### Directions for this task
Pictures do not belong in the copy; quote every entry below exactly.

────────────────

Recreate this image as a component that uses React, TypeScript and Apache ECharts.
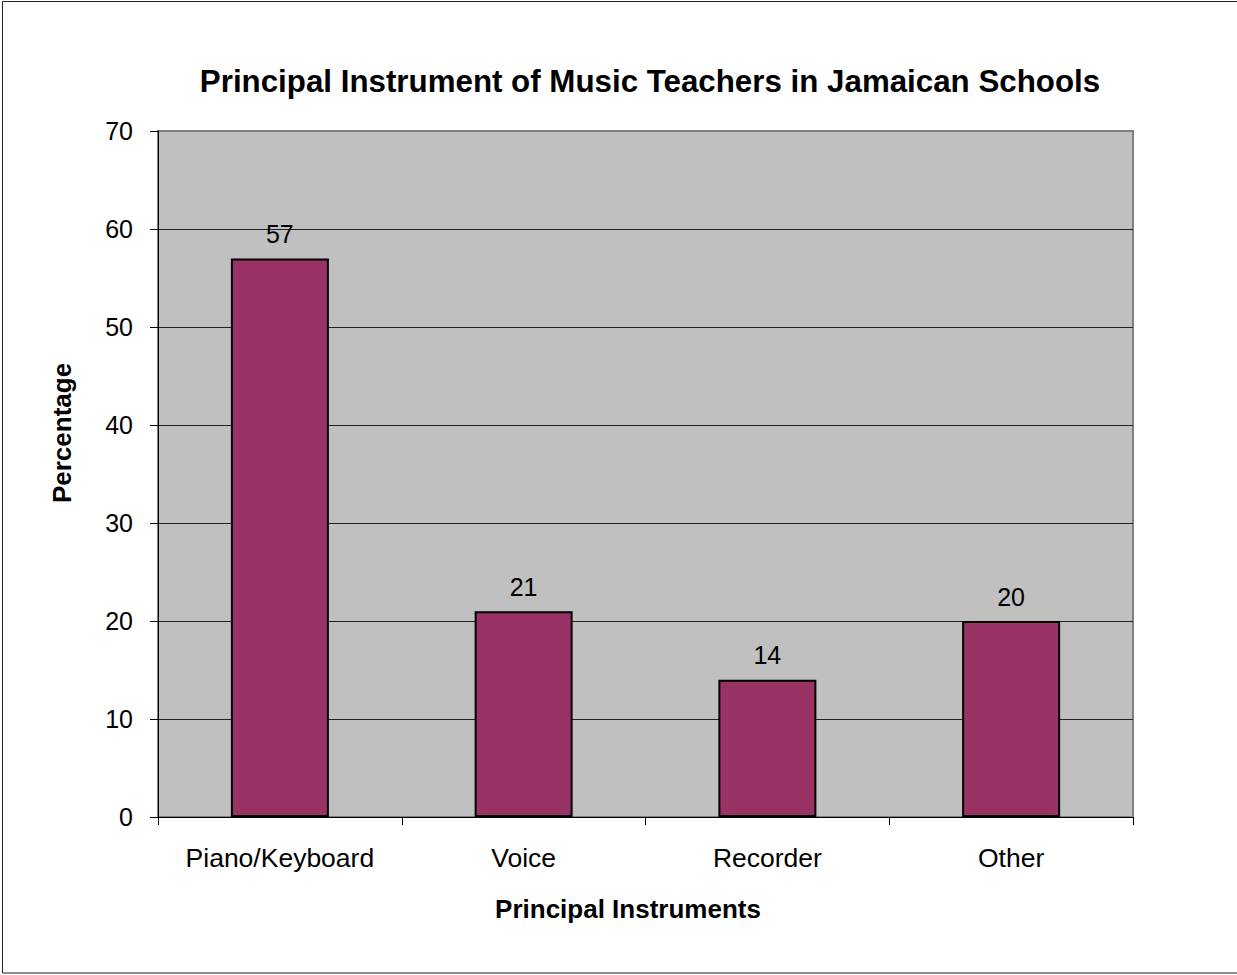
import React, { useEffect, useRef } from "react";
import * as echarts from "echarts";

const categories: string[] = ["Piano/Keyboard", "Voice", "Recorder", "Other"];
const percentages: number[] = [57, 21, 14, 20];
const chartTitle = "Principal Instrument of Music Teachers in Jamaican Schools";
const xAxisTitle = "Principal Instruments";
const yAxisTitle = "Percentage";

const FONT = "'Liberation Sans', Arial, Helvetica, sans-serif";

export default function App() {
  const ref = useRef<HTMLDivElement>(null);
  useEffect(() => {
    if (!ref.current) return;
    const chart = echarts.init(ref.current, null, { renderer: "svg" });
    chart.setOption({
      animation: false,
      backgroundColor: "#ffffff",
      textStyle: { fontFamily: FONT },
      grid: {
        left: 158,
        right: 104,
        top: 131,
        bottom: 158,
        show: true,
        backgroundColor: "#C0C0C0",
        borderColor: "#808080",
        borderWidth: 2,
      },
      graphic: [
        {
          type: "rect",
          shape: { x: 2.5, y: 1.5, width: 1240, height: 971.5 },
          style: { fill: "none", stroke: "#222", lineWidth: 1 },
          silent: true,
        },
        {
          type: "text",
          x: 650,
          y: 81,
          style: {
            text: chartTitle,
            font: `bold 31.3px ${FONT}`,
            fill: "#000",
            textAlign: "center",
            textVerticalAlign: "middle",
          },
        },
        {
          type: "text",
          x: 628,
          y: 909,
          style: {
            text: xAxisTitle,
            font: `bold 26px ${FONT}`,
            fill: "#000",
            textAlign: "center",
            textVerticalAlign: "middle",
          },
        },
        {
          type: "text",
          x: 62,
          y: 433,
          rotation: Math.PI / 2,
          style: {
            text: yAxisTitle,
            font: `bold 26px ${FONT}`,
            fill: "#000",
            textAlign: "center",
            textVerticalAlign: "middle",
          },
        },
      ],
      xAxis: {
        type: "category",
        data: categories,
        axisLine: { show: true, lineStyle: { color: "#000", width: 1 } },
        axisTick: { show: true, length: 8, interval: 0, lineStyle: { color: "#000" } },
        axisLabel: {
          color: "#000",
          fontSize: 26.5,
          fontFamily: FONT,
          margin: 27,
          interval: 0,
          hideOverlap: false,
        },
        splitLine: { show: false },
      },
      yAxis: {
        type: "value",
        min: 0,
        max: 70,
        interval: 10,
        axisLine: { show: true, lineStyle: { color: "#000", width: 1 } },
        axisTick: { show: true, length: 8, lineStyle: { color: "#000" } },
        axisLabel: { color: "#000", fontSize: 25, fontFamily: FONT, margin: 25 },
        splitLine: {
          show: true,
          lineStyle: {
            color: ["#222", "#222", "#222", "#222", "#222", "#222", "#222", "#808080"],
            width: 1,
          },
        },
      },
      series: [
        {
          type: "bar",
          data: percentages,
          barWidth: 98,
          itemStyle: { color: "#993366", borderColor: "#000", borderWidth: 2 },
          label: {
            show: true,
            position: "top",
            distance: 12,
            color: "#000",
            fontSize: 25,
            fontFamily: FONT,
          },
        },
      ],
    });
    return () => chart.dispose();
  }, []);
  return (
    <div
      ref={ref}
      style={{ position: "absolute", left: 0, top: 0, width: 1237, height: 975 }}
    />
  );
}
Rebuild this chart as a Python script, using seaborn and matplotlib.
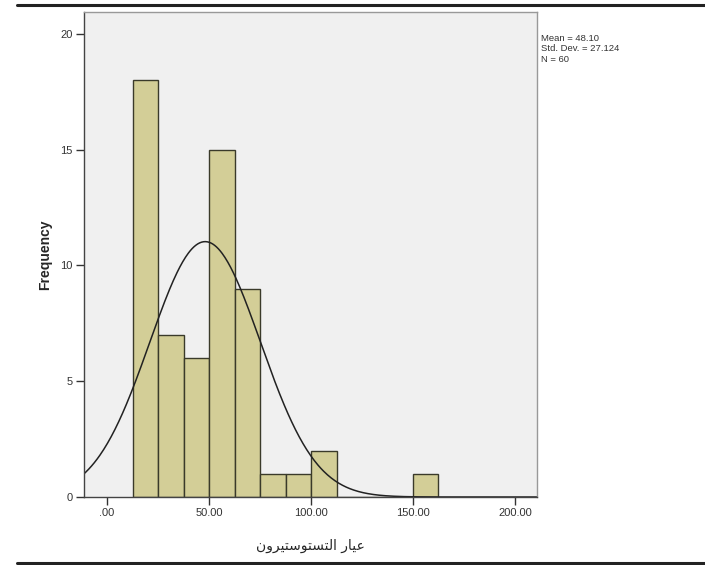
import numpy as np
import pandas as pd
import matplotlib
matplotlib.use("Agg")
import matplotlib.pyplot as plt
import seaborn as sns

# Histogram of testosterone level: bin edges and counts per bin
bin_edges = [12.5, 25.0, 37.5, 50.0, 62.5, 75.0, 87.5, 100.0, 112.5,
             125.0, 137.5, 150.0, 162.5]
bin_counts = [18, 7, 6, 15, 9, 1, 1, 2, 0, 0, 0, 1]

# Summary statistics
stat_mean = 48.10
stat_sd = 27.124
stat_n = 60

x_ticks = [0, 50, 100, 150, 200]
x_tick_labels = [".00", "50.00", "100.00", "150.00", "200.00"]
y_ticks = [0, 5, 10, 15, 20]
y_tick_labels = ["0", "5", "10", "15", "20"]

# "عيار التستوستيرون" in Arabic presentation forms, visual (left-to-right) order
x_label = ("\uFEE5\uFEED\uFEAE\uFEF4\uFE98\uFEB3\uFEEE\uFE98\uFEB4\uFE98\uFEDF\uFE8D"
           " \uFEAD\uFE8E\uFEF4\uFECB")

sns.set_theme(style="white")
plt.rcParams["font.family"] = ["Liberation Sans", "DejaVu Sans"]

fig = plt.figure(figsize=(7.05, 5.65), dpi=100)
ax = fig.add_axes([84 / 705, 68 / 565, 453 / 705, 485 / 565])
ax.set_facecolor("#f0f0f0")

centers = [(a + b) / 2 for a, b in zip(bin_edges[:-1], bin_edges[1:])]
df = pd.DataFrame({"value": centers, "count": bin_counts})
sns.histplot(data=df, x="value", weights="count", bins=bin_edges, ax=ax,
             color="#d3ce97", alpha=1.0, edgecolor="#3a3a2a", linewidth=1.0)

# Fitted normal curve scaled to the histogram (N * bin width)
bw = bin_edges[1] - bin_edges[0]
xs = np.linspace(-15, 215, 500)
ys = stat_n * bw / (stat_sd * np.sqrt(2 * np.pi)) * np.exp(-0.5 * ((xs - stat_mean) / stat_sd) ** 2)
sns.lineplot(x=xs, y=ys, ax=ax, color="#222222", linewidth=1.1)

ax.set_xlim(-11.3, 210.8)
ax.set_ylim(0, 20.95)
ax.set_xticks(x_ticks)
ax.set_xticklabels(x_tick_labels)
ax.set_yticks(y_ticks)
ax.set_yticklabels(y_tick_labels)
ax.tick_params(axis="both", direction="out", length=6, width=1.0, color="#333333",
               labelsize=8, labelcolor="#333333", pad=2, bottom=True, left=True)
for side in ["left", "bottom"]:
    ax.spines[side].set_color("#444444")
    ax.spines[side].set_linewidth(1.0)
for side in ["top", "right"]:
    ax.spines[side].set_color("#999999")
    ax.spines[side].set_linewidth(1.0)

ax.set_xlabel(x_label, fontsize=10, family=["DejaVu Sans"], labelpad=15)
ax.set_ylabel("Frequency", fontsize=10, fontweight="bold", labelpad=6)

stats_text = f"Mean = {stat_mean:.2f}\nStd. Dev. = {stat_sd:.3f}\nN = {stat_n}"
fig.text(541 / 705, 1 - 34 / 565, stats_text, fontsize=6.8, color="#333333",
         va="top", ha="left", linespacing=1.2)

# Horizontal rules above and below the chart
fig.add_artist(plt.Line2D([17 / 705, 1], [1 - 4.5 / 565] * 2, color="#222222", linewidth=2.2))
fig.add_artist(plt.Line2D([17 / 705, 1], [1 - 563 / 565] * 2, color="#222222", linewidth=2.2))

fig.savefig("out.png", dpi=100)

────────────────

### Result below
Recreate this image as a component that uses React, TypeScript and Apache ECharts.
import React, { useEffect, useRef } from "react";
import * as echarts from "echarts";

const categories: string[] = ["Piano/Keyboard", "Voice", "Recorder", "Other"];
const percentages: number[] = [57, 21, 14, 20];
const chartTitle = "Principal Instrument of Music Teachers in Jamaican Schools";
const xAxisTitle = "Principal Instruments";
const yAxisTitle = "Percentage";

const FONT = "'Liberation Sans', Arial, Helvetica, sans-serif";

export default function App() {
  const ref = useRef<HTMLDivElement>(null);
  useEffect(() => {
    if (!ref.current) return;
    const chart = echarts.init(ref.current, null, { renderer: "svg" });
    chart.setOption({
      animation: false,
      backgroundColor: "#ffffff",
      textStyle: { fontFamily: FONT },
      grid: {
        left: 158,
        right: 104,
        top: 131,
        bottom: 158,
        show: true,
        backgroundColor: "#C0C0C0",
        borderColor: "#808080",
        borderWidth: 2,
      },
      graphic: [
        {
          type: "rect",
          shape: { x: 2.5, y: 1.5, width: 1240, height: 971.5 },
          style: { fill: "none", stroke: "#222", lineWidth: 1 },
          silent: true,
        },
        {
          type: "text",
          x: 650,
          y: 81,
          style: {
            text: chartTitle,
            font: `bold 31.3px ${FONT}`,
            fill: "#000",
            textAlign: "center",
            textVerticalAlign: "middle",
          },
        },
        {
          type: "text",
          x: 628,
          y: 909,
          style: {
            text: xAxisTitle,
            font: `bold 26px ${FONT}`,
            fill: "#000",
            textAlign: "center",
            textVerticalAlign: "middle",
          },
        },
        {
          type: "text",
          x: 62,
          y: 433,
          rotation: Math.PI / 2,
          style: {
            text: yAxisTitle,
            font: `bold 26px ${FONT}`,
            fill: "#000",
            textAlign: "center",
            textVerticalAlign: "middle",
          },
        },
      ],
      xAxis: {
        type: "category",
        data: categories,
        axisLine: { show: true, lineStyle: { color: "#000", width: 1 } },
        axisTick: { show: true, length: 8, interval: 0, lineStyle: { color: "#000" } },
        axisLabel: {
          color: "#000",
          fontSize: 26.5,
          fontFamily: FONT,
          margin: 27,
          interval: 0,
          hideOverlap: false,
        },
        splitLine: { show: false },
      },
      yAxis: {
        type: "value",
        min: 0,
        max: 70,
        interval: 10,
        axisLine: { show: true, lineStyle: { color: "#000", width: 1 } },
        axisTick: { show: true, length: 8, lineStyle: { color: "#000" } },
        axisLabel: { color: "#000", fontSize: 25, fontFamily: FONT, margin: 25 },
        splitLine: {
          show: true,
          lineStyle: {
            color: ["#222", "#222", "#222", "#222", "#222", "#222", "#222", "#808080"],
            width: 1,
          },
        },
      },
      series: [
        {
          type: "bar",
          data: percentages,
          barWidth: 98,
          itemStyle: { color: "#993366", borderColor: "#000", borderWidth: 2 },
          label: {
            show: true,
            position: "top",
            distance: 12,
            color: "#000",
            fontSize: 25,
            fontFamily: FONT,
          },
        },
      ],
    });
    return () => chart.dispose();
  }, []);
  return (
    <div
      ref={ref}
      style={{ position: "absolute", left: 0, top: 0, width: 1237, height: 975 }}
    />
  );
}
Rebuild this chart as a Python script, using seaborn and matplotlib.
import numpy as np
import pandas as pd
import matplotlib
matplotlib.use("Agg")
import matplotlib.pyplot as plt
import seaborn as sns

# Histogram of testosterone level: bin edges and counts per bin
bin_edges = [12.5, 25.0, 37.5, 50.0, 62.5, 75.0, 87.5, 100.0, 112.5,
             125.0, 137.5, 150.0, 162.5]
bin_counts = [18, 7, 6, 15, 9, 1, 1, 2, 0, 0, 0, 1]

# Summary statistics
stat_mean = 48.10
stat_sd = 27.124
stat_n = 60

x_ticks = [0, 50, 100, 150, 200]
x_tick_labels = [".00", "50.00", "100.00", "150.00", "200.00"]
y_ticks = [0, 5, 10, 15, 20]
y_tick_labels = ["0", "5", "10", "15", "20"]

# "عيار التستوستيرون" in Arabic presentation forms, visual (left-to-right) order
x_label = ("\uFEE5\uFEED\uFEAE\uFEF4\uFE98\uFEB3\uFEEE\uFE98\uFEB4\uFE98\uFEDF\uFE8D"
           " \uFEAD\uFE8E\uFEF4\uFECB")

sns.set_theme(style="white")
plt.rcParams["font.family"] = ["Liberation Sans", "DejaVu Sans"]

fig = plt.figure(figsize=(7.05, 5.65), dpi=100)
ax = fig.add_axes([84 / 705, 68 / 565, 453 / 705, 485 / 565])
ax.set_facecolor("#f0f0f0")

centers = [(a + b) / 2 for a, b in zip(bin_edges[:-1], bin_edges[1:])]
df = pd.DataFrame({"value": centers, "count": bin_counts})
sns.histplot(data=df, x="value", weights="count", bins=bin_edges, ax=ax,
             color="#d3ce97", alpha=1.0, edgecolor="#3a3a2a", linewidth=1.0)

# Fitted normal curve scaled to the histogram (N * bin width)
bw = bin_edges[1] - bin_edges[0]
xs = np.linspace(-15, 215, 500)
ys = stat_n * bw / (stat_sd * np.sqrt(2 * np.pi)) * np.exp(-0.5 * ((xs - stat_mean) / stat_sd) ** 2)
sns.lineplot(x=xs, y=ys, ax=ax, color="#222222", linewidth=1.1)

ax.set_xlim(-11.3, 210.8)
ax.set_ylim(0, 20.95)
ax.set_xticks(x_ticks)
ax.set_xticklabels(x_tick_labels)
ax.set_yticks(y_ticks)
ax.set_yticklabels(y_tick_labels)
ax.tick_params(axis="both", direction="out", length=6, width=1.0, color="#333333",
               labelsize=8, labelcolor="#333333", pad=2, bottom=True, left=True)
for side in ["left", "bottom"]:
    ax.spines[side].set_color("#444444")
    ax.spines[side].set_linewidth(1.0)
for side in ["top", "right"]:
    ax.spines[side].set_color("#999999")
    ax.spines[side].set_linewidth(1.0)

ax.set_xlabel(x_label, fontsize=10, family=["DejaVu Sans"], labelpad=15)
ax.set_ylabel("Frequency", fontsize=10, fontweight="bold", labelpad=6)

stats_text = f"Mean = {stat_mean:.2f}\nStd. Dev. = {stat_sd:.3f}\nN = {stat_n}"
fig.text(541 / 705, 1 - 34 / 565, stats_text, fontsize=6.8, color="#333333",
         va="top", ha="left", linespacing=1.2)

# Horizontal rules above and below the chart
fig.add_artist(plt.Line2D([17 / 705, 1], [1 - 4.5 / 565] * 2, color="#222222", linewidth=2.2))
fig.add_artist(plt.Line2D([17 / 705, 1], [1 - 563 / 565] * 2, color="#222222", linewidth=2.2))

fig.savefig("out.png", dpi=100)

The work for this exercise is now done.